A little about me. To preface these thoughts.
I grew up a missionary kid in Quito, Ecuador.
After my sophomore year of high school, I moved back to the States.
Started college with the intent to be a Secondary English Education major with perhaps a theatre minor.
Was cast in a show and it was a hopeless cause: I changed my major to theatre.
It's been something of a process for me to really begin to take myself seriously as a theatre artist. Come to think of it, it's been something of a process for me to think of myself as an artist. But over the last three years, with some helpful pokes and prods (that may or may not have left me smarting a time or two), I've begun to embrace the tension between faith and art that has become my life.
Where am I right now?
Well, I'm an aspiring professional actor. I'm trying to embrace as many possibilities and opportunities as I possibly can, and I'm trying to begin networking to help launch an acting career. This month I'm attending auditions in St. Louis, Missouri as well as auditions in New York City in the hopes of landing my first summer job as an actor. If I can manage to do that, well. We'll see where I end up.
I'm beginning work my senior project which will be a one-woman show called "My Name is Rachel Corrie." If all goes according to plan (*crosses fingers*), there's a distinct possibility that I might have a venue in Chicago to present two performances. Granted, between now and then I have $1200 to raise and a 31-page monologue to memorize, but I'm doing my best to be unashamedly optimistic.

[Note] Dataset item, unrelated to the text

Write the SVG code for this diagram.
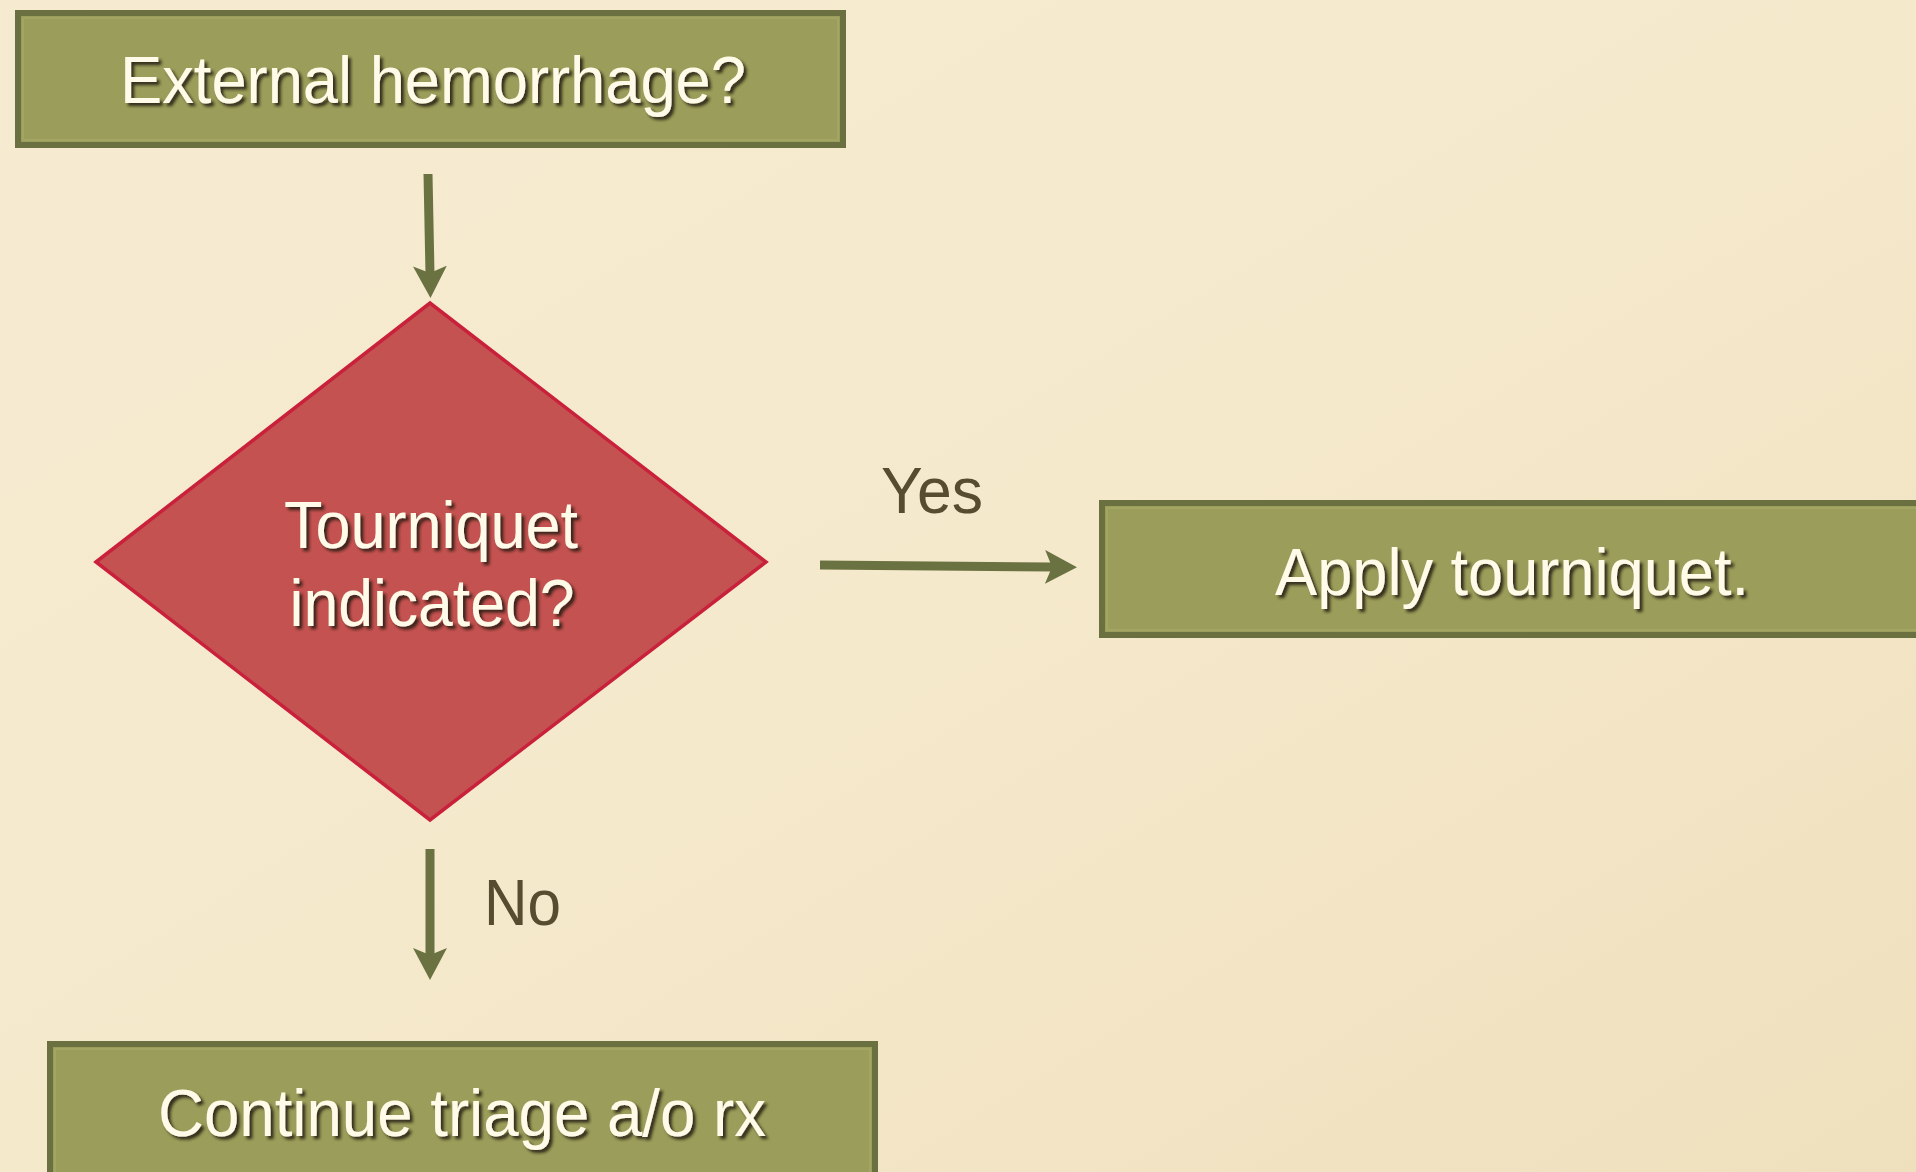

So far, doors have kept opening in front of me. Opportunities have presented themselves and I've done my best to take each one with enthusiasm and an attempt at fearlessness. That doesn't mean that I don't have moments where I put my head in my hands and say to myself, "What the HECK do you think you're doing?" God knows I have plenty of those. But I am convinced that this is what I'm supposed to do.
Oh, I've met some resistance. There are people that question my choices and my motives. But that's a discussion for another post. Or two. Or three. Or seven. This is just the beginning. The intro. The opening monologue.